§ Instructions to follow
Only the lines between the line holding "Reproduce this chart" and the line holding "import * as", both of those included, should be copied exactly; drop the pictures.

§ Records with drawing code
++++++
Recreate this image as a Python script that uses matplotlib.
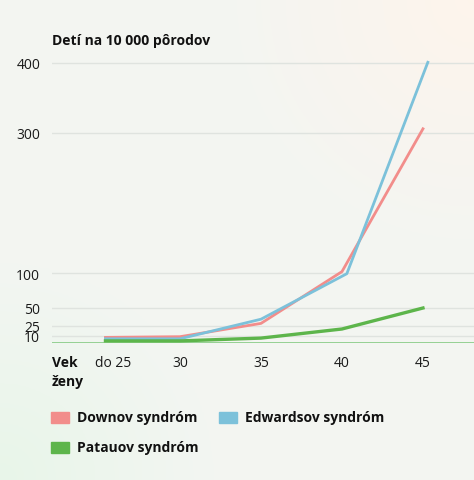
import numpy as np
import matplotlib.pyplot as plt
from matplotlib.patches import Rectangle

# data (children per 10 000 births)
ages = [25.4, 30, 35, 40, 45]
ages_edwards = [25.4, 30, 35, 40.3, 45.3]
down = [8, 9, 28, 102, 306]
edwards = [6, 6, 34, 99, 401]
patau = [3, 3, 7, 20, 50]

xtick_pos = [25.9, 30, 35, 40, 45]
xtick_labels = ["do 25", "30", "35", "40", "45"]
ytick_vals = [10, 25, 50, 100, 300, 400]

C_DOWN = "#f28d8b"
C_EDW = "#7cc1da"
C_PAT = "#5db54b"

plt.rcParams["font.family"] = ["Open Sans", "DejaVu Sans"]

W, H = 474, 481
fig = plt.figure(figsize=(W / 100, H / 100), dpi=100)

# soft background gradient
bg = fig.add_axes([0, 0, 1, 1], zorder=-10)
yy, xx = np.mgrid[0:1:200j, 0:1:200j]
base = np.array([0.953, 0.961, 0.949])
warm = np.array([0.995, 0.960, 0.925])
green = np.array([0.90, 0.965, 0.905])
w_warm = np.clip(1 - np.hypot(1 - xx, 1 - yy) / 0.55, 0, 1)[..., None]
w_green = np.clip(1 - np.hypot(xx, yy) / 0.45, 0, 1)[..., None]
img = base * (1 - w_warm - w_green * 0.8) + warm * w_warm + green * w_green * 0.8
bg.imshow(img, origin="lower", extent=[0, 1, 0, 1], aspect="auto")
bg.axis("off")

ax = fig.add_axes([52 / W, 1 - 344 / H, 1 - 52 / W, 294 / H])
ax.patch.set_alpha(0)
ax.set_xlim(22.1, 48.15)
ax.set_ylim(0, 420)

for v in ytick_vals:
    ax.axhline(v, color="#dfe3df", lw=1, zorder=1)
ax.axhline(0, color="#7cc77a", lw=1.1, zorder=2)

ax.plot(ages, down, color=C_DOWN, lw=2, zorder=3, clip_on=False)
ax.plot(ages_edwards, edwards, color=C_EDW, lw=2, zorder=4, clip_on=False)
ax.plot(ages, patau, color=C_PAT, lw=2.4, zorder=5, clip_on=False)

ax.set_yticks(ytick_vals)
ax.set_yticklabels([str(v) for v in ytick_vals])
ax.set_xticks(xtick_pos)
ax.set_xticklabels(xtick_labels)
ax.tick_params(axis="both", length=0, labelsize=10, colors="#1a1a1a")
ax.tick_params(axis="y", pad=8.5)
ax.tick_params(axis="x", pad=8.5)
for s in ax.spines.values():
    s.set_visible(False)

fig.text(52 / W, 1 - 41 / H, "Detí na 10 000 pôrodov", fontsize=10,
         fontweight="bold", va="center", ha="left", color="#111111")
fig.text(52 / W, 1 - 363 / H, "Vek", fontsize=10, fontweight="bold",
         va="center", ha="left", color="#111111")
fig.text(52 / W, 1 - 382 / H, "ženy", fontsize=10, fontweight="bold",
         va="center", ha="left", color="#111111")

# legend
legend_items = [("Downov syndróm", C_DOWN, 51, 418),
                ("Edwardsov syndróm", C_EDW, 219, 418),
                ("Patauov syndróm", C_PAT, 51, 448)]
for label, col, x0, yc in legend_items:
    fig.patches.append(Rectangle((x0 / W, 1 - (yc + 6) / H), 18 / W, 11 / H,
                                 transform=fig.transFigure, color=col))
    fig.text((x0 + 26) / W, 1 - yc / H, label, fontsize=10, fontweight="bold",
             va="center", ha="left", color="#111111")

fig.savefig("out.png", dpi=100)
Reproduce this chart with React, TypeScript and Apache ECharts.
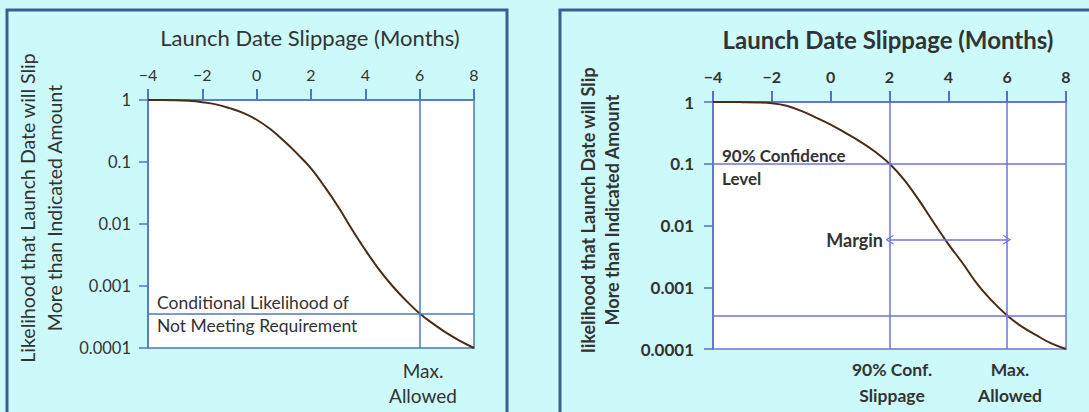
import React, { useEffect, useRef } from "react";
import * as echarts from "echarts";

// Launch date slippage in months (x) and likelihood of slipping more (y)
const MONTHS = [-4, -3.5, -3, -2.5, -2, -1.5, -1, -0.5, 0, 0.5, 1, 1.5, 2, 2.5, 3, 3.5, 4, 4.5, 5, 5.5, 6, 6.5, 7, 7.5, 8];
const LEFT_LIKELIHOOD = [1.0, 1.0, 0.995, 0.97, 0.92, 0.85, 0.74, 0.62, 0.48, 0.34, 0.22, 0.135, 0.079, 0.04, 0.019, 0.0083, 0.0038, 0.00186, 0.001, 0.00058, 0.00036, 0.000245, 0.000174, 0.000129, 0.0001];
const RIGHT_LIKELIHOOD = [1.0, 1.0, 0.995, 0.985, 0.955, 0.87, 0.72, 0.56, 0.43, 0.316, 0.229, 0.158, 0.1, 0.055, 0.0257, 0.0112, 0.005, 0.0024, 0.0011, 0.00059, 0.00035, 0.00023, 0.000166, 0.000123, 0.0001];

const Y_TICK_LABELS = ["1", "0.1", "0.01", "0.001", "0.0001"];

const X_MIN = -4;
const X_MAX = 8;
const MAX_ALLOWED = 6;
const CONF_SLIPPAGE = 2;
const CONF_LEVEL = 0.1;
const LEFT_REQ_LEVEL = 0.00036;
const RIGHT_REQ_LEVEL = 0.00035;
const MARGIN_LEVEL = 0.0059;

const BG = "#ccfafa";
const PANEL = "#3d5f8f";
const LBLUE = "#4a78c2";
const RBLUE = "#6f74d8";
const CURVE = "#4a2c14";
const TXT = "#333333";
const FONT = "Lato";

const xFmt = (v: number) => (v < 0 ? "\u2212" + Math.abs(v) : String(v));
const yFmt = (v: number) => {
  const e = Math.round(-Math.log10(v));
  return Y_TICK_LABELS[e] ?? "";
};

const CHEVRON = "path://M0,10 L5,0 L10,10 L8.6,10 L5,2.8 L1.4,10 Z";

const hLine = (v: number) => [{ coord: [X_MIN, v] }, { coord: [X_MAX, v] }];
const vLine = (x: number) => [{ coord: [x, 1] }, { coord: [x, 0.0001] }];

export default function App() {
  const ref = useRef<HTMLDivElement>(null);
  useEffect(() => {
    if (!ref.current) return;
    const chart = echarts.init(ref.current, undefined, { renderer: "svg" });

    const mkX = (idx: number, color: string, bold: boolean) => ({
      type: "value",
      gridIndex: idx,
      position: "top",
      min: X_MIN,
      max: X_MAX,
      interval: 2,
      axisLine: { show: true, onZero: false, lineStyle: { color, width: 1.5 } },
      axisTick: { show: true, length: 11, lineStyle: { color, width: 2 } },
      axisLabel: {
        formatter: xFmt,
        margin: 18,
        fontSize: 16,
        fontFamily: FONT,
        fontWeight: bold ? "bold" : "normal",
        color: TXT,
      },
      splitLine: { show: false },
    });
    const mkY = (idx: number, color: string, bold: boolean, margin: number, size: number) => ({
      type: "log",
      logBase: 10,
      gridIndex: idx,
      min: 0.0001,
      max: 1,
      axisLine: { show: true, onZero: false, lineStyle: { color, width: 1.5 } },
      axisTick: { show: true, length: 9, lineStyle: { color, width: 1.5 } },
      axisLabel: {
        formatter: yFmt,
        margin,
        fontSize: size,
        fontFamily: FONT,
        fontWeight: bold ? "bold" : "normal",
        color: TXT,
      },
      splitLine: { show: false },
      minorTick: { show: false },
    });

    const txt = (text: string, x: number, y: number, o: any = {}) => ({
      type: "text",
      x,
      y,
      rotation: o.rotation ?? 0,
      style: {
        text,
        fill: o.fill ?? TXT,
        font: `${o.bold ? "bold " : ""}${o.size ?? 16}px ${FONT}`,
        align: o.align ?? "center",
        verticalAlign: "middle",
        lineHeight: o.lineHeight ?? 24,
      },
    });

    chart.setOption({
      animation: false,
      backgroundColor: BG,
      grid: [
        { left: 148, top: 100, width: 326, height: 248, show: true, backgroundColor: "#ffffff", borderColor: LBLUE, borderWidth: 1.5 },
        { left: 713, top: 102, width: 353, height: 247, show: true, backgroundColor: "#ffffff", borderColor: RBLUE, borderWidth: 1.5 },
      ],
      xAxis: [mkX(0, LBLUE, false), mkX(1, "#5a6cc4", true)],
      yAxis: [mkY(0, LBLUE, false, 17, 16.5), mkY(1, "#5a6cc4", true, 19, 17)],
      series: [
        {
          type: "line",
          xAxisIndex: 0,
          yAxisIndex: 0,
          data: MONTHS.map((m, i) => [m, LEFT_LIKELIHOOD[i]]),
          showSymbol: false,
          smooth: 0.4,
          lineStyle: { color: CURVE, width: 2 },
          markLine: {
            silent: true,
            symbol: "none",
            label: { show: false },
            lineStyle: { color: LBLUE, width: 1.5, type: "solid" },
            data: [vLine(MAX_ALLOWED), hLine(LEFT_REQ_LEVEL)],
          },
          z: 3,
        },
        {
          type: "line",
          xAxisIndex: 1,
          yAxisIndex: 1,
          data: MONTHS.map((m, i) => [m, RIGHT_LIKELIHOOD[i]]),
          showSymbol: false,
          smooth: 0.4,
          lineStyle: { color: CURVE, width: 2 },
          markLine: {
            silent: true,
            symbol: "none",
            label: { show: false },
            lineStyle: { color: RBLUE, width: 1.5, type: "solid" },
            data: [
              vLine(CONF_SLIPPAGE),
              vLine(MAX_ALLOWED),
              hLine(CONF_LEVEL),
              hLine(RIGHT_REQ_LEVEL),
              [
                { coord: [CONF_SLIPPAGE, MARGIN_LEVEL], symbol: CHEVRON, symbolSize: [10, 8] },
                { coord: [MAX_ALLOWED, MARGIN_LEVEL], symbol: CHEVRON, symbolSize: [10, 8] },
              ],
            ],
          },
          z: 3,
        },
      ],
      graphic: [
        { type: "rect", shape: { x: 7, y: 10, width: 500, height: 420 }, style: { fill: "none", stroke: PANEL, lineWidth: 3 } },
        { type: "rect", shape: { x: 560, y: 10, width: 560, height: 420 }, style: { fill: "none", stroke: PANEL, lineWidth: 3 } },
        // left panel texts
        txt("Launch Date Slippage (Months)", 310, 37, { size: 22 }),
        txt("Likelihood that Launch Date will Slip\nMore than Indicated Amount", 41, 208, { size: 19.5, rotation: Math.PI / 2, lineHeight: 27 }),
        txt("Conditional Likelihood of", 157, 302, { size: 17.5, align: "left" }),
        txt("Not Meeting Requirement", 157, 325, { size: 17.5, align: "left" }),
        txt("Max.", 423, 370, { size: 19 }),
        txt("Allowed", 423, 395, { size: 19 }),
        // right panel texts
        txt("Launch Date Slippage (Months)", 888, 39, { size: 24, bold: true }),
        txt("likelihood that Launch Date will Slip\nMore than Indicated Amount", 600, 210, { size: 18, bold: true, rotation: Math.PI / 2, lineHeight: 24 }),
        txt("90% Confidence", 722, 155, { size: 17, bold: true, align: "left" }),
        txt("Level", 722, 178, { size: 17, bold: true, align: "left" }),
        txt("Margin", 883, 240, { size: 18, bold: true, align: "right" }),
        txt("90% Conf.", 892, 369, { size: 17.5, bold: true }),
        txt("Slippage", 892, 395, { size: 17.5, bold: true }),
        txt("Max.", 1010, 369, { size: 17.5, bold: true }),
        txt("Allowed", 1010, 395, { size: 17.5, bold: true }),
      ],
    });
    return () => chart.dispose();
  }, []);
  return <div ref={ref} style={{ position: "absolute", left: 0, top: 0, width: 1089, height: 412 }} />;
}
++++++
§ Result of the task
Reproduce this chart with React, TypeScript and Apache ECharts.
import React, { useEffect, useRef } from "react";
import * as echarts from "echarts";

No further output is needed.